Anonymous ID: 182ef8 Dec. 22, 2018, 7:26 p.m. No.4432441   🗄️.is 🔗kun   >>2481 >>2749 >>2833 >>2900

It occurred to me that could [Y] means this:

 

Yule

Yule or Yuletide ("Yule time" or "Yule season") is a festival observed by the historical Germanic peoples. Scholars have connected the Wild Hunt, the god Odin, and the pagan Anglo-Saxon Mōdraniht. It later underwent Christianized reformulation resulting in the term Christmastide. erms with an etymological equivalent to Yule are used in the Nordic countries for Christmas with its religious rites, but also for the holidays of this season. Today Yule is also used to a lesser extent in the English-speaking world as a synonym for Christmas. Present-day Christmas customs and traditions such as the Yule log, Yule goat, Yule boar, Yule singing, and others stem from pagan Yule. Today the event is celebrated in Heathenry and some other forms of Modern Paganism.

 

Etymology

Yule is the modern of the Old English words ġéol or ġéohol and ġéola or ġéoli, with the former indicating the 12-day festival of "Yule" (later: "Christmastide") and the latter indicating the month of "Yule", whereby ǽrra ġéola referred to the period before the Yule festival (December) and æftera ġéola referred to the period after Yule (January). Both words are thought to be derived from Common Germanic *jeχʷla-, and are cognate with Gothic (fruma) jiuleis; Old Norse, Icelandic, Faroese and Norwegian Nynorsk jól, jol, ýlir; Danish, Swedish, and Norwegian Bokmål jul. The etymological pedigree of the word, however, remains uncertain, though numerous speculative attempts have been made to find Indo-European cognates outside the Germanic group, too.[3] The noun Yuletide is first attested from around 1475. The word is attested in an explicitly pre-Christian context primarily in Old Norse. Among many others (see List of names of Odin), the long-bearded god Odin bears the names jólfaðr (Old Norse for "Yule father") and jólnir ("the Yule one"). In plural (Old Norse jólnar, "the Yule ones") may refer to the Norse gods in general. In Old Norse poetry, the word is often employed as a synonym for 'feast', such as in the kenning hugins jól (Old Norse "Huginn's Yule" → "a raven's feast").

 

Jolly may share the same etymology, but was borrowed from Old French jolif (→ French joli), itself from Old Norse jól + Old French suffix -if (compare Old French aisif "easy", Modern French festif = fest "feast" + -if).
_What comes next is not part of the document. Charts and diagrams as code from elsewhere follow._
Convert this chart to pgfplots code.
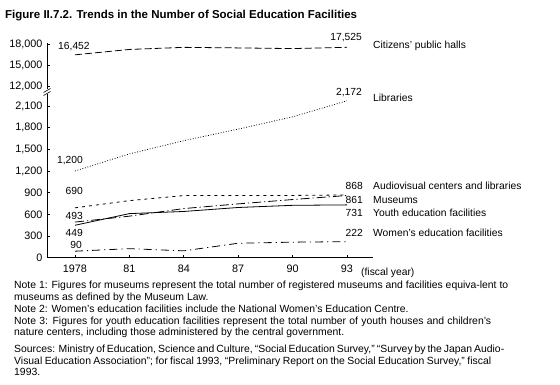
\documentclass[border=0pt]{standalone}
\usepackage{fontspec}
\setmainfont{Liberation Sans}
\usepackage{pgfplots}
\pgfplotsset{compat=1.18}
\pgfplotstableread{
year halls lib av mus youth women
1978 16452 1200 690 493 449 90
1981 17222 1437 790 575 610 125
1984 17520 1620 860 680 640 95
1987 17440 1780 860 745 695 200
1990 17347 1950 862 805 725 215
1993 17525 2172 868 861 731 222
}\data
\newcommand\fullline[1]{\makebox[477pt][s]{#1}\\}
\begin{document}
\begin{tikzpicture}[x=1pt,y=1pt]
\path[fill=white] (0,0) rectangle (560,385);
\pgfplotsset{common/.style={scale only axis, width=326pt, xmin=1976.456, xmax=1994.434, clip=false,
  axis line style={-, line width=0.6pt}, tick style={black, line width=0.6pt},
  major tick length=3pt, tick align=inside, scaled y ticks=false,
  ticklabel style={font=\fontsize{10.8}{12}\selectfont},
  yticklabel style={xshift=-1pt},
  xticklabel style={yshift=-4pt},
  every axis plot/.append style={black, line width=0.8pt}}}
\begin{axis}[common, at={(47pt,127.3pt)}, anchor=south west, height=163.7pt, ymin=0, ymax=2266,
  axis x line*=bottom, axis y line*=left,
  xtick={1978,1981,...,1993}, xticklabels={1978,81,84,87,90,93},
  ytick={0,300,...,2100}, yticklabels={0,300,600,900,{1,200},{1,500},{1,800},{2,100}}]
\addplot[dash pattern=on 0.8pt off 1.8pt] table[x=year,y=lib]{\data};
\addplot[dash pattern=on 3pt off 4pt] table[x=year,y=av]{\data};
\addplot[dash pattern=on 9pt off 3pt on 1.2pt off 3pt] table[x=year,y=mus]{\data};
\addplot[solid] table[x=year,y=youth]{\data};
\addplot[dash pattern=on 8pt off 4pt on 1.2pt off 4pt] table[x=year,y=women]{\data};
\end{axis}
\begin{axis}[common, at={(47pt,296pt)}, anchor=south west, height=46pt, ymin=11571, ymax=18143,
  axis x line=none, axis y line*=left,
  ytick={12000,15000,18000}, yticklabels={{12,000},{15,000},{18,000}}]
\addplot[dash pattern=on 7pt off 3pt] table[x=year,y=halls]{\data};
\end{axis}
\draw[line width=0.6pt] (43.5,289.5)--(50.5,293.5) (43.5,292.5)--(50.5,296.5);
\begin{scope}[every node/.style={inner sep=0pt, font=\fontsize{10.3}{12}\selectfont}]
\node[anchor=west,font=\bfseries\fontsize{11.5}{13}\selectfont] at (5,369) {Figure II.7.2. Trends in the Number of Social Education Facilities};
\node[anchor=west] at (58,338) {16,452};
\node[anchor=east] at (362,347) {17,525};
\node[anchor=west] at (373,339) {Citizens’ public halls};
\node[anchor=east] at (362,292) {2,172};
\node[anchor=west] at (373,287) {Libraries};
\node[anchor=east] at (83,224) {1,200};
\node[anchor=east] at (83,194) {690};
\node[anchor=east] at (83,169) {493};
\node[anchor=east] at (83,152) {449};
\node[anchor=east] at (82,140) {90};
\node[anchor=east] at (363,199) {868};
\node[anchor=east] at (363,185) {861};
\node[anchor=east] at (363,172) {731};
\node[anchor=east] at (363,152) {222};
\node[anchor=west] at (373,199) {Audiovisual centers and libraries};
\node[anchor=west] at (373,185) {Museums};
\node[anchor=west] at (373,172) {Youth education facilities};
\node[anchor=west] at (373,152) {Women’s education facilities};
\node[anchor=west] at (361,112) {(fiscal year)};
\node[anchor=north west] at (14,104) {\parbox[t]{477pt}{\fontsize{10.4}{11.8}\selectfont
\mbox{Note 1: Figures for museums represent the total number of registered museums and facilities equiva-lent to}\\
museums as defined by the Museum Law.\\
Note 2: Women’s education facilities include the National Women’s Education Centre.\\
\fullline{Note 3: Figures for youth education facilities represent the total number of youth houses and children’s}
nature centers, including those administered by the central government.\par
\vspace{4.5pt}
\fullline{Sources: Ministry of Education, Science and Culture, “Social Education Survey,” “Survey by the Japan Audio-}
\fullline{Visual Education Association”; for fiscal 1993, “Preliminary Report on the Social Education Survey,” fiscal}
1993.}};
\end{scope}
\end{tikzpicture}
\end{document}
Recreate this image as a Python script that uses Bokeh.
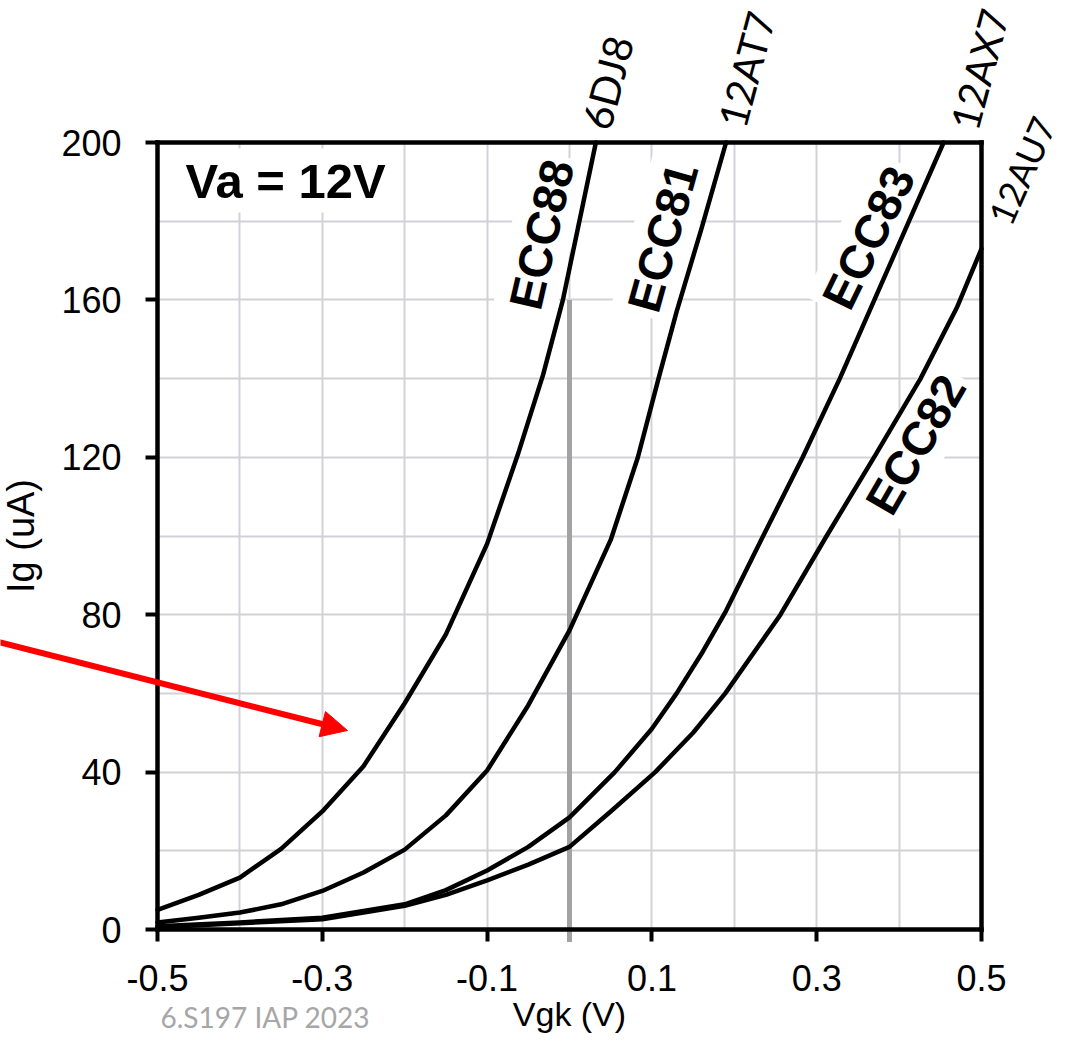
from bokeh.plotting import figure
from bokeh.models import Range1d, FixedTicker, Label, Arrow, NormalHead, LinearAxis, Grid
from bokeh.embed import file_html
from bokeh.resources import INLINE

# ---------------- data ----------------
vgk_ecc88 = [-0.5, -0.45, -0.4, -0.35, -0.3, -0.25, -0.2, -0.15, -0.1, -0.063, -0.032, -0.008, 0.008, 0.032]
ig_ecc88 = [5.0, 8.8, 13.2, 20.5, 30.0, 41.5, 57.5, 75.0, 98.0, 120.5, 141.0, 160.0, 176.0, 200.0]

vgk_ecc81 = [-0.5, -0.45, -0.4, -0.35, -0.3, -0.25, -0.2, -0.15, -0.1, -0.05, 0.0, 0.05, 0.083, 0.108, 0.13, 0.16, 0.19]
ig_ecc81 = [1.8, 3.0, 4.3, 6.4, 9.8, 14.5, 20.3, 29.0, 40.4, 57.0, 76.0, 99.0, 120.0, 140.0, 157.0, 178.0, 200.0]

vgk_ecc83 = [-0.5, -0.4, -0.3, -0.2, -0.15, -0.1, -0.05, 0.0, 0.055, 0.1, 0.13, 0.16, 0.19, 0.235, 0.283, 0.328, 0.37, 0.412, 0.454]
ig_ecc83 = [0.8, 1.8, 3.0, 6.4, 10.0, 15.0, 21.0, 28.5, 40.0, 51.0, 60.0, 70.0, 81.0, 100.0, 120.0, 140.0, 160.0, 180.0, 200.0]

vgk_ecc82 = [-0.5, -0.4, -0.3, -0.2, -0.15, -0.1, -0.05, 0.0, 0.05, 0.104, 0.15, 0.189, 0.256, 0.312, 0.371, 0.426, 0.47, 0.5]
ig_ecc82 = [0.6, 1.6, 2.6, 6.0, 8.8, 12.5, 16.5, 21.0, 30.0, 40.0, 50.0, 60.0, 80.0, 100.0, 120.5, 140.0, 158.0, 173.0]

x_ticks = [-0.5, -0.3, -0.1, 0.1, 0.3, 0.5]
x_tick_labels = ["-0.5", "-0.3", "-0.1", "0.1", "0.3", "0.5"]
y_ticks = [0, 40, 80, 120, 160, 200]
y_tick_labels = ["0", "40", "80", "120", "160", "200"]
x_grid = [-0.4, -0.3, -0.2, -0.1, 0.0, 0.1, 0.2, 0.3, 0.4]
y_grid = [20, 40, 60, 80, 100, 120, 140, 160, 180]
x_bounds = (-0.5, 0.5)
y_bounds = (0, 200)

zero_line_x = [0.0]
zero_line_bottom = [-3.2]
zero_line_top = [160.0]

# ---------------- layout geometry (pixels) ----------------
W, H = 1067, 1034
box_left, box_right, box_top, box_bottom = 157, 981, 142, 929
px_per_x = (box_right - box_left) / (x_bounds[1] - x_bounds[0])
px_per_y = (box_bottom - box_top) / (y_bounds[1] - y_bounds[0])
x_start = x_bounds[0] - box_left / px_per_x
x_end = x_start + W / px_per_x
y_end = y_bounds[1] + box_top / px_per_y
y_start = y_end - H / px_per_y

p = figure(width=W, height=H,
           x_range=Range1d(x_start, x_end), y_range=Range1d(y_start, y_end),
           output_backend="svg", toolbar_location=None,
           min_border=0, min_border_left=0, min_border_right=0,
           min_border_top=0, min_border_bottom=0,
           background_fill_color="white", border_fill_color="white")
p.outline_line_color = None


def style_axis(ax):
    ax.axis_line_width = 4.5
    ax.axis_line_color = "black"
    ax.axis_line_cap = "square"
    ax.major_tick_line_width = 4
    ax.major_tick_line_color = "black"
    ax.major_tick_out = 12
    ax.major_tick_in = 0
    ax.minor_tick_line_color = None
    ax.major_label_text_font = "Liberation Sans"
    ax.major_label_text_font_size = "36px"
    ax.major_label_text_color = "black"
    ax.axis_label_text_font = "Liberation Sans"
    ax.axis_label_text_font_style = "normal"
    ax.axis_label_text_color = "black"


xa = p.xaxis[0]
ya = p.yaxis[0]
style_axis(xa)
style_axis(ya)
xa.fixed_location = y_bounds[0]
xa.bounds = x_bounds
ya.fixed_location = x_bounds[0]
ya.bounds = y_bounds
xa.ticker = FixedTicker(ticks=x_ticks)
xa.major_label_overrides = {t: l for t, l in zip(x_ticks, x_tick_labels)}
ya.ticker = FixedTicker(ticks=y_ticks)
ya.major_label_overrides = {t: l for t, l in zip(y_ticks, y_tick_labels)}
xa.axis_label = "Vgk (V)"
ya.axis_label = "Ig (uA)"
xa.axis_label_text_font_size = "34px"
ya.axis_label_text_font_size = "38px"
xa.major_label_standoff = 23
xa.axis_label_standoff = 1
ya.major_label_standoff = 24
ya.axis_label_standoff = 16

# top and right frame lines
top_ax = LinearAxis(fixed_location=y_bounds[1], bounds=x_bounds, ticker=FixedTicker(ticks=[]))
right_ax = LinearAxis(fixed_location=x_bounds[1], bounds=y_bounds, ticker=FixedTicker(ticks=[]))
for ax in (top_ax, right_ax):
    style_axis(ax)
    ax.major_tick_line_color = None
    ax.major_label_text_font_size = "0px"
p.add_layout(top_ax, "above")
p.add_layout(right_ax, "right")

# grid
p.xgrid.ticker = FixedTicker(ticks=x_grid)
p.ygrid.ticker = FixedTicker(ticks=y_grid)
if "cross_bounds" in Grid.properties():
    p.xgrid.cross_bounds = y_bounds
    p.ygrid.cross_bounds = x_bounds
p.xgrid.bounds = x_bounds
p.ygrid.bounds = y_bounds
p.grid.grid_line_color = "#d3d1d8"
p.grid.grid_line_width = 2

# gray vertical reference line at Vgk = 0
p.segment(x0=zero_line_x, y0=zero_line_bottom, x1=zero_line_x, y1=zero_line_top,
          line_color="#a3a3a3", line_width=5)

# curves
for xs, ys in ((vgk_ecc88, ig_ecc88), (vgk_ecc81, ig_ecc81),
               (vgk_ecc83, ig_ecc83), (vgk_ecc82, ig_ecc82)):
    p.line(xs, ys, line_color="black", line_width=4.5, line_join="round", line_cap="round")


def px_to_x(px):
    return x_bounds[0] + (px - 8 - box_left) / px_per_x


def py_to_y(py):
    return y_bounds[0] + (box_bottom - (py - 8)) / px_per_y


def add_label(px, py, text, angle, size, font, style, align="center", bg=True, color="black",
              baseline="middle"):
    lab = Label(x=px_to_x(px), y=py_to_y(py), text=text, angle=angle, angle_units="deg",
                text_align=align, text_baseline=baseline,
                text_font=font, text_font_size=size, text_font_style=style,
                text_color=color)
    if bg:
        lab.background_fill_color = "white"
        lab.padding = 5
        lab.level = "underlay"
    p.add_layout(lab)


# in-plot labels (positions in page pixels of the reference)
add_label(188, 188, "Va = 12V", 0, "49px", "Liberation Sans", "bold", align="left")
add_label(549, 242, "ECC88", 77, "47px", "Liberation Sans", "bold")
add_label(670, 245, "ECC81", 74.5, "47px", "Liberation Sans", "bold")
add_label(876, 245, "ECC83", 64, "47px", "Liberation Sans", "bold")
add_label(923, 452, "ECC82", 60, "47px", "Liberation Sans", "bold")

# tube labels above / right of the box
add_label(615, 90, "6DJ8", 75, "41px", "Lato", "normal", bg=False)
add_label(754, 77, "12AT7", 75, "40px", "Lato", "normal", bg=False)
add_label(987, 77, "12AX7", 75, "40px", "Lato", "normal", bg=False)
add_label(1029, 178, "12AU7", 66, "36px", "Lato", "normal", bg=False)

# footer text (near the bottom edge)
add_label(168, 1041, "6.S197 IAP 2023", 0, "28px", "Lato", "normal", align="left", bg=False,
          color="#a6a6a6", baseline="bottom")

# red arrow
arrow = Arrow(x_start=px_to_x(-10), y_start=py_to_y(645.5), x_end=px_to_x(355), y_end=py_to_y(738),
              line_color="#ff0000", line_width=6,
              end=NormalHead(size=26, fill_color="#ff0000", line_color="#ff0000"))
p.add_layout(arrow)

open("out.html", "w").write(file_html(p, INLINE))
The word was first mentioned by the Anglo-Norman chronicler Geoffrey Gaimar in his Estoire des Engleis, or "History of the English People", written between 1136–40.

 

Germanic paganism

Yule is an indigenous midwinter festival celebrated by the Germanic peoples. The earliest references to it are in the form of month names, where the Yule-tide period lasts somewhere around two months in length, falling along the end of the modern calendar year between what is now mid-November and early January.